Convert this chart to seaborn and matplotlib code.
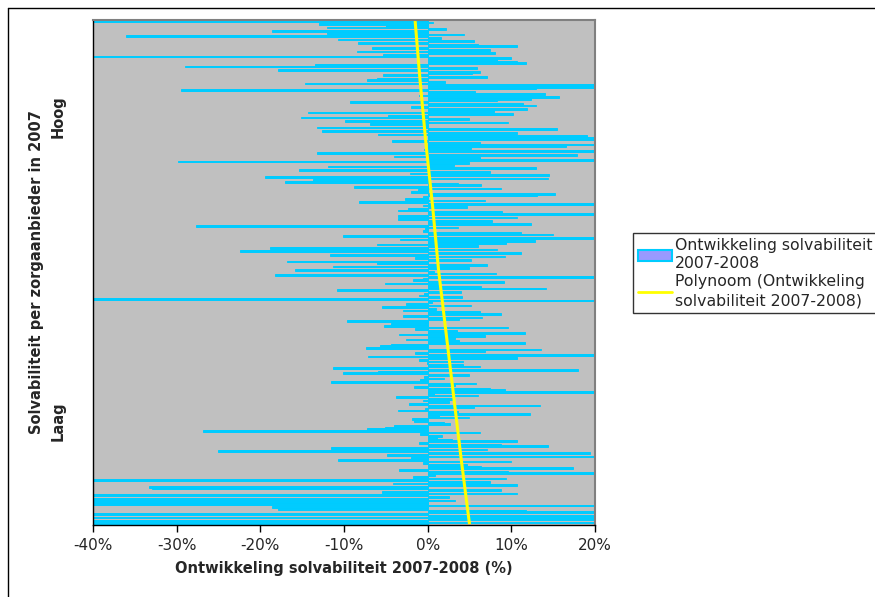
import numpy as np
import pandas as pd
import matplotlib
matplotlib.use("Agg")
import matplotlib.pyplot as plt
from matplotlib.lines import Line2D
from matplotlib.patches import Patch
import seaborn as sns

# =========================================
# Data (top -> bottom, in %)
# =========================================
s1 = [-42, 0.6, -13, -5, -12, 2.2, -18.6, -12, 4.3, -36, 1.6, -10.7, 5.5, -8.3, 6, 10.7,
      -6.7, 7.4, -8.5, 8, -5.3, -42, 10, 8.3, 10.7, 11.8, -13.5, -29, 5.9, -17.9, 6.2, 5.3,
      -5.3, 7.1, -6.1, -7.3, 2.1, -14.7, 21]
s2 = [21, 13, -29.5, 5.7, 14, -1, 15.7, 12.3, 8.3, -9.3, 11.4, 12.9, -2, 11.9, 7.9, -14.3,
      10.2, -4.7, -15.1, 4.9, -9.9, 9.6, -6.9, -0.5, -13.2, 15.4, -12.6, 10.7, -5.9, 19.1,
      21, 21, -4.3, 6.3]
s3 = [21, 16.5, 5.2, -0.4, 21, -13.2, 17.9, -4, 6.2, 21, -29.8, 4.9, 3.1, -11.9, 13, -15.4,
      7.5, -2.1, 14.5, -19.4, 14.4, -13.7, -17, 3.6, 6.4, -8.8, 8.8, -1.2, -2, 15.2, 13.1,
      -0.5, -2.7, 6.8, -8.2, 21]
s4 = [-0.5, 4.7, -2.4, -3.5, 8.9, 21, -3.5, 10.7, -3.5, 7.7, 5.3, 12.4, -27.7, 3.6, -0.3,
      -0.5, 11.1, 15, -10.1, 21, -3.3, 12.8, 9.4, -6.1, 6, -18.9, 8.3, -22.4, 11.2, -11.7,
      9.2, -1.5, 5.2, -16.8, -6, 7.1, -11.3]
s5 = [4.9, -15.9, 0.8, 8.2, -18.3, 21, -0.6, -1.8, 9.1, -5.1, 1.2, 6.4, 14.1, -10.8, 4, -0.4,
      -1, 4.1, -42, 21, 0.5, -2.6, 5.2, -5.5, 1.0, -3, 6.3, 8.8, -2.9, 6.5, 3.8, -9.7, -0.3,
      -4.4, -5.2, 9.6]
s6 = [-1.5, 3.5, 11.6, -3.4, 6.8, 3.3, -2.6, 3.8, 11.6, -4.4, -5.7, -7.4, 13.6, 6.9, -1.5,
      21, -7.1, 10.7, -1, 4.2, -0.1, 4.2, 6.3, -11.3, 18, -5.9, -10.1, 4.9, -0.4, 1.9, -0.9,
      -11.6, 5.8, 3.3, -1.6, 7.5]
s7 = [9.2, 21, 0.7, 6, -3.8, 2.9, -0.5, 2.5, -2.2, 13.4, 5.5, -0.3, -3.5, 3.6, 12.2, 1.4,
      4.9, -1.9, -1.6, 1.9, 2.7, -4, -5.1, -7.2, -26.9, 6.2, -0.9, 1.7, 1.1, 2.9, 10.7,
      -1, 8.8, 14.4]
s8 = [-11.5, 7.1, -25.1, 19.4, -4.9, 21, -2, -10.7, 10, -0.5, 4.7, 6.4, 17.4, -3.4, 9.6,
      21, 0.9, -1.7, 9.4, -42, 7.4, -4.1, 10.7, -33.3, -32.9, 8.8, -5.4, 10.7, -42, 2.5,
      -42, 3.3, -42, -42, 21, -18.6, -17.9, 11.8, 21, -42, 21, -42, 21, -42, 21, -42]

waarden = s1 + s2 + s3 + s4 + s5 + s6 + s7 + s8

# polynomial trendline, read at fractions of the way down the bars
trend_frac = [0.0, 0.12, 0.245, 0.37, 0.495, 0.62, 0.745, 0.87, 1.0]
trend_val = [-1.5, -0.9, -0.2, 0.6, 1.3, 2.2, 3.1, 4.0, 5.0]

x_ticks = [-40, -30, -20, -10, 0, 10, 20]
x_ticklabels = ["-40%", "-30%", "-20%", "-10%", "0%", "10%", "20%"]

df = pd.DataFrame({"rij": [str(i) for i in range(len(waarden))], "ontwikkeling": waarden})
n = len(df)

# =========================================
# Plot
# =========================================
sns.set_style("white")
plt.rcParams["font.family"] = ["DejaVu Sans"]

fig = plt.figure(figsize=(8.75, 5.97), dpi=100)
ax = fig.add_axes([93 / 875, 1 - 525 / 597, (595 - 93) / 875, (525 - 20) / 597])
ax.set_facecolor("#C0C0C0")

sns.barplot(data=df, x="ontwikkeling", y="rij", orient="h", color="#00CCFF",
            saturation=1, width=1.0, edgecolor="#00CCFF", linewidth=0.7, ax=ax)

trend_y = np.array(trend_frac) * (n - 1)
ax.plot(trend_val, trend_y, color="#FFFF00", lw=2.2, solid_capstyle="butt")

ax.set_xlim(-40, 20)
ax.set_ylim(n - 0.5, -0.5)
ax.set_xticks(x_ticks)
ax.set_xticklabels(x_ticklabels, fontsize=11)
ax.set_yticks([])
ax.tick_params(axis="x", direction="out", length=5, width=1, color="black", pad=4, bottom=True)
ax.set_xlabel("Ontwikkeling solvabiliteit 2007-2008 (%)", fontsize=10.5, fontweight="bold",
              labelpad=6)
ax.set_ylabel("")

for side in ["left", "bottom"]:
    ax.spines[side].set_color("black")
    ax.spines[side].set_linewidth(1)
for side in ["top", "right"]:
    ax.spines[side].set_color("#808080")
    ax.spines[side].set_linewidth(1.5)

# y-axis title with Laag / Hoog
fig.text(37 / 875, 1 - 272 / 597, "Solvabiliteit per zorgaanbieder in 2007", rotation=90,
         ha="center", va="center", fontsize=10.5, fontweight="bold")
fig.text(58 / 875, 1 - 421 / 597, "Laag", rotation=90, ha="center", va="center",
         fontsize=10.5, fontweight="bold")
fig.text(58 / 875, 1 - 117 / 597, "Hoog", rotation=90, ha="center", va="center",
         fontsize=10.5, fontweight="bold")

# legend
handles = [
    Patch(facecolor="#9999FF", edgecolor="#00CCFF", linewidth=1.5),
    Line2D([0], [0], color="#FFFF00", lw=2),
]
labels = ["Ontwikkeling solvabiliteit\n2007-2008", "Polynoom (Ontwikkeling\nsolvabiliteit 2007-2008)"]
leg = fig.legend(handles, labels, loc="upper left", bbox_to_anchor=(633 / 875, 1 - 233 / 597),
                 fontsize=11.3, frameon=True, fancybox=False, borderpad=0.3,
                 handlelength=2.2, handletextpad=0.15, labelspacing=0.2, borderaxespad=0)
for t in leg.get_texts():
    t.set_linespacing(1.3)
leg.get_frame().set_edgecolor("black")
leg.get_frame().set_linewidth(1)

# chart area border
fig.add_artist(Line2D([8 / 875, 8 / 875], [0, 1 - 8 / 597], color="black", lw=1))
fig.add_artist(Line2D([8 / 875, 1], [1 - 8 / 597, 1 - 8 / 597], color="black", lw=1))

plt.savefig("out.png", dpi=100)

========================

_SET PROBLEM_. Up to and including the line containing "import seaborn as sns", repeat every line from the start of the data, but none of the pictures.

_RESPONSE TO THE EXERCISE_.
Convert this chart to seaborn and matplotlib code.
import numpy as np
import pandas as pd
import matplotlib
matplotlib.use("Agg")
import matplotlib.pyplot as plt
from matplotlib.lines import Line2D
from matplotlib.patches import Patch
import seaborn as sns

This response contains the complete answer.